Au-delà de la musique, c’est un récit très actuel que nous présente Óliver Laxe, bien qu’il s’éloigne des codes cinématographiques “classiques”. En effet, dans une grande partie du début du film, il laisse peu de place aux dialogues, donnant plus d’impact aux corps dansants. Dans ce qui semble indicible se dessine donc une parole muette mais puissante du mouvement, du regard, traduisant l’inquiétude, la peur, la douleur mais aussi l’élan vital.
En montrant des corps qui s’expriment sans parler, l’idée du passage résonne déjà particulièrement dans ce film. Un perpétuel entre deux, un espace aussi fragile qu’instable qui, dans un esprit de quête d’un ailleurs, nous ouvre une porte vers un autre monde, beaucoup moins terre-à-terre : celui des morts. Car Sirât dans son titre en lui-même symbolise le passage du monde des vivants à celui des défunts : c’est le pont sur l’Enfer que les âmes doivent traverser le jour du Jugement dernier selon la croyance islamique.

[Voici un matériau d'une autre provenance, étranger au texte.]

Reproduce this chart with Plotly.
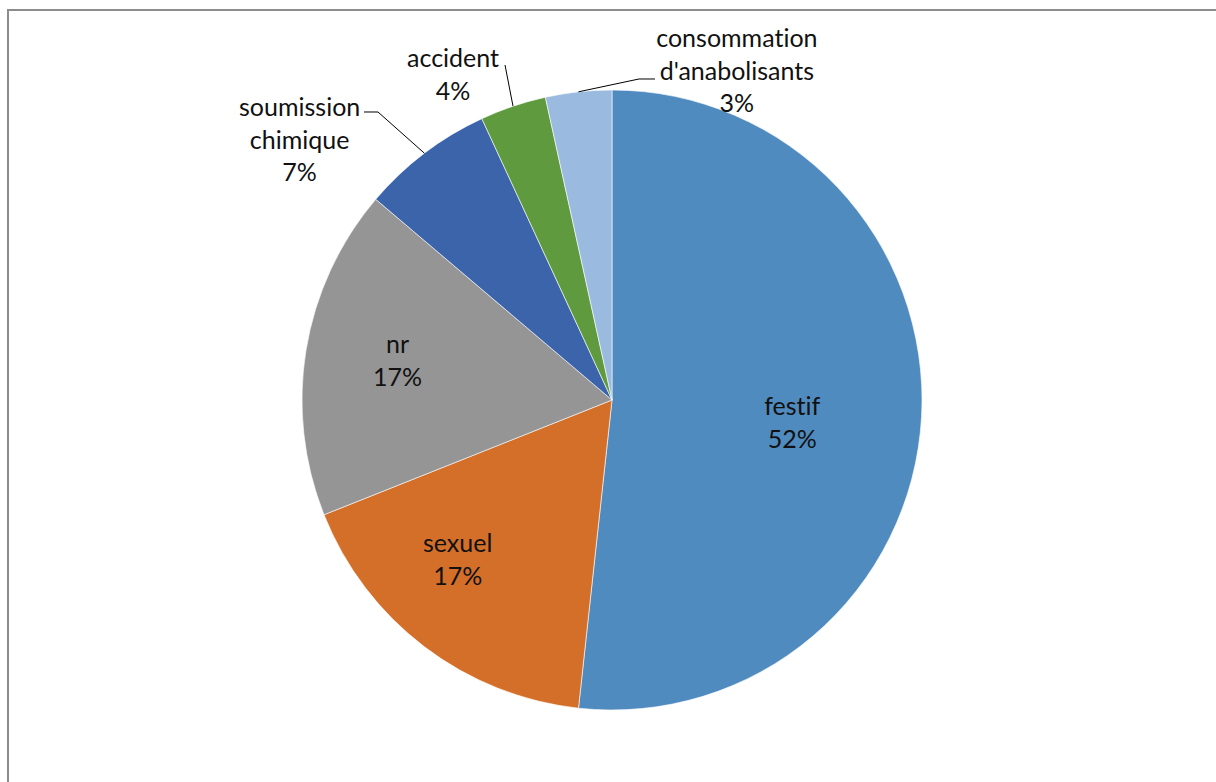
import math
import plotly.graph_objects as go

# ---- data ----
categories = ["festif", "sexuel", "nr", "soumission chimique", "accident", "consommation d'anabolisants"]
label_lines = ["festif", "sexuel", "nr", "soumission<br>chimique", "accident", "consommation<br>d'anabolisants"]
values = [15, 5, 5, 2, 1, 1]
pct_labels = ["52%", "17%", "17%", "7%", "4%", "3%"]
colors = ["#4F8BBF", "#D46F2A", "#959595", "#3C64AA", "#5F9A3F", "#9BBAE0"]

# ---- layout ----
W, H = 1216, 782
CX, CY, R = 612, 400, 310
FONT = dict(family="Lato, 'Open Sans', sans-serif", size=25, color="#111111")

def px(x):
    return x / W

def py(y):
    return 1 - y / H

# label centres (pixel layout) and leader elbows
label_pos = [(792, 422), (457, 558), (397, 360), (299, 138), (453, 73), (737, 69)]
leaders = {3: [(378, 112), (364, 112)], 4: [(505, 65)], 5: [(639, 79), (655, 79)]}

fig = go.Figure(go.Pie(
    labels=categories,
    values=values,
    sort=False,
    direction="clockwise",
    rotation=0,
    marker=dict(colors=colors, line=dict(color="white", width=0.6)),
    textinfo="none",
    hoverinfo="label+percent",
    showlegend=False,
    domain=dict(x=[px(CX - R), px(CX + R)], y=[py(CY + R), py(CY - R)]),
))

total = sum(values)
cum = 0
shapes = [dict(type="rect", xref="paper", yref="paper",
               x0=px(8), x1=1.05, y0=-0.05, y1=py(10),
               line=dict(color="#8C8C8C", width=2), fillcolor="rgba(0,0,0,0)")]
annotations = []
for i, v in enumerate(values):
    mid = (cum + v / 2) / total * 2 * math.pi
    cum += v
    ex = CX + R * math.sin(mid)
    ey = CY - R * math.cos(mid)
    if i in leaders:
        pts = [(ex, ey)] + leaders[i]
        path = "M " + " L ".join(f"{px(a):.5f},{py(b):.5f}" for a, b in pts)
        shapes.append(dict(type="path", xref="paper", yref="paper", path=path,
                           line=dict(color="#000000", width=1)))
    lx, ly = label_pos[i]
    annotations.append(dict(
        x=px(lx), y=py(ly), xref="paper", yref="paper",
        text=f"{label_lines[i]}<br>{pct_labels[i]}",
        showarrow=False, xanchor="center", yanchor="middle",
        align="center", font=FONT,
    ))

fig.update_layout(
    width=W, height=H,
    margin=dict(l=0, r=0, t=0, b=0),
    paper_bgcolor="white",
    plot_bgcolor="white",
    shapes=shapes,
    annotations=annotations,
    font=FONT,
)

post = ("var s=document.createElement('style');"
        "s.innerHTML='html,body{margin:0;padding:0;overflow:hidden;}"
        " text{font-variant-ligatures:none !important;font-feature-settings:\"liga\" 0,\"clig\" 0 !important;}';"
        "document.head.appendChild(s);")
fig.write_html("out.html", post_script=post, config={"displayModeBar": False})
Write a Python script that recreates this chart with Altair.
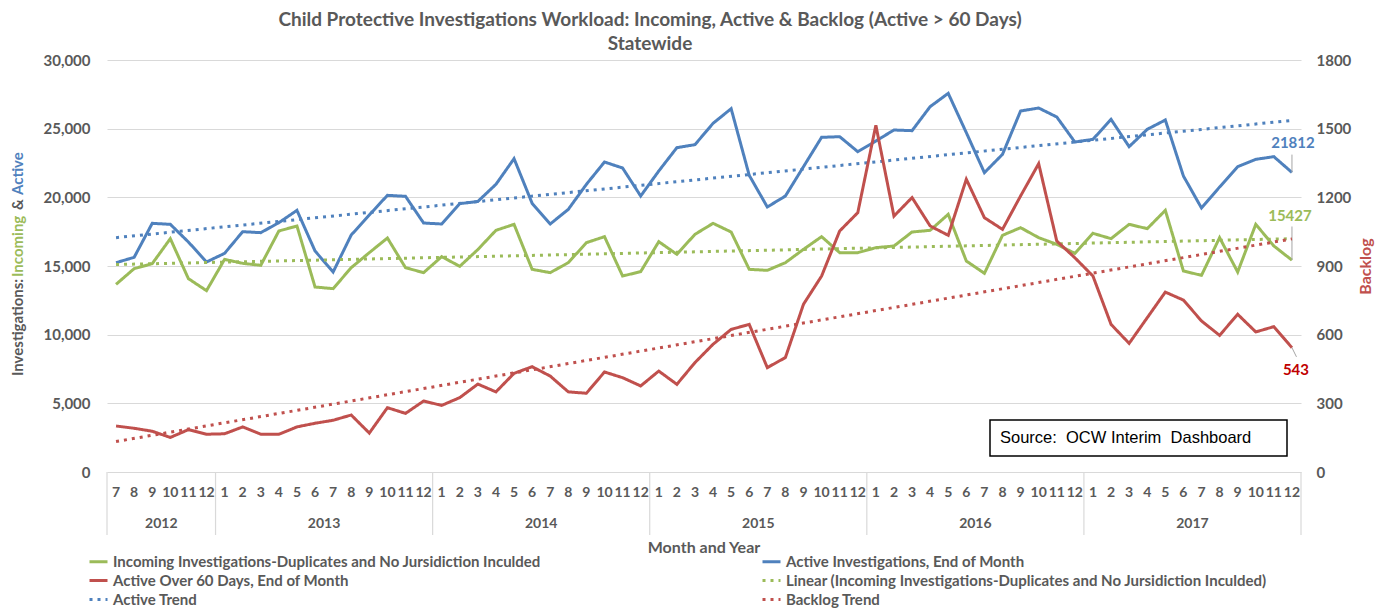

Par ailleurs, cette traversée mortelle fait écho au mythe d’Orphée. Rappelons-le, Orphée, éperdument amoureux d’Eurydice, son épouse décédée tragiquement après avoir été mordue par un serpent, décide de descendre aux Enfers pour la ramener. Mythique poète de la Thrace, il émeut le roi de ces lieux infernaux, Hadès, épaulé de son épouse Perséphone, par son chant envoûtant. Ils acceptent ainsi de le laisser repartir avec Eurydice à condition qu’il ne se retourne pas avant d’en être complètement sorti. Mais le malheureux se retourne avant d’avoir atteint la lumière craignant qu’elle ne le suive, la perdant à tout jamais.
D’une part, la musique témoigne dans ce mythe comme dans le film de cette épreuve, décuplant les sens des personnages. D’autre part, la transgression à travers le regard d’Orphée est abordée dans Sirât par la désobéissance et la fuite de la réalité des ravers, perpétuels nomades. Leurs sentiments, évoqués par l’amour qu’ils portent envers leurs êtres chers est un parallèle non hasardeux également, illustrant comment l’humain vit, ou survit à la disparition d’un proche, et initie son deuil. Enfin, la mort, très présente comme thème, nous rappelle paradoxalement notre attachement viscéral à la vie, presque instinctive.
En réalité c’est une multiplicité de mondes qui s’ouvrent à nous dans ce film entre lieux physiques et métaphysiques. On le voit à la rencontre entre Luis, cherchant sa fille aux côtés de son jeune fils et de leur chien, et ce groupe de ravers dans un contexte apocalyptique de début de troisième guerre mondiale, chacun ayant un but et une manière de réagir totalement différents. Pourtant cette rencontre est symbolique car possible là où tout semblait les séparer, la situation les amenant à cohabiter, jusqu’à partager des moments très intimes de leur vie.
Finalement, Sirât est un film qui ne nous laisse pas indemnes, de par sa puissance sensorielle autant que par ce qu’il raconte de notre époque. C’est une véritable expérience plus qu’une histoire, elle se vit, se ressent, nous emmenant sur ses chemins sinueux jusqu’à nous laisser, après le générique, avec cette certitude, que, nous aussi, avons traversé quelque chose.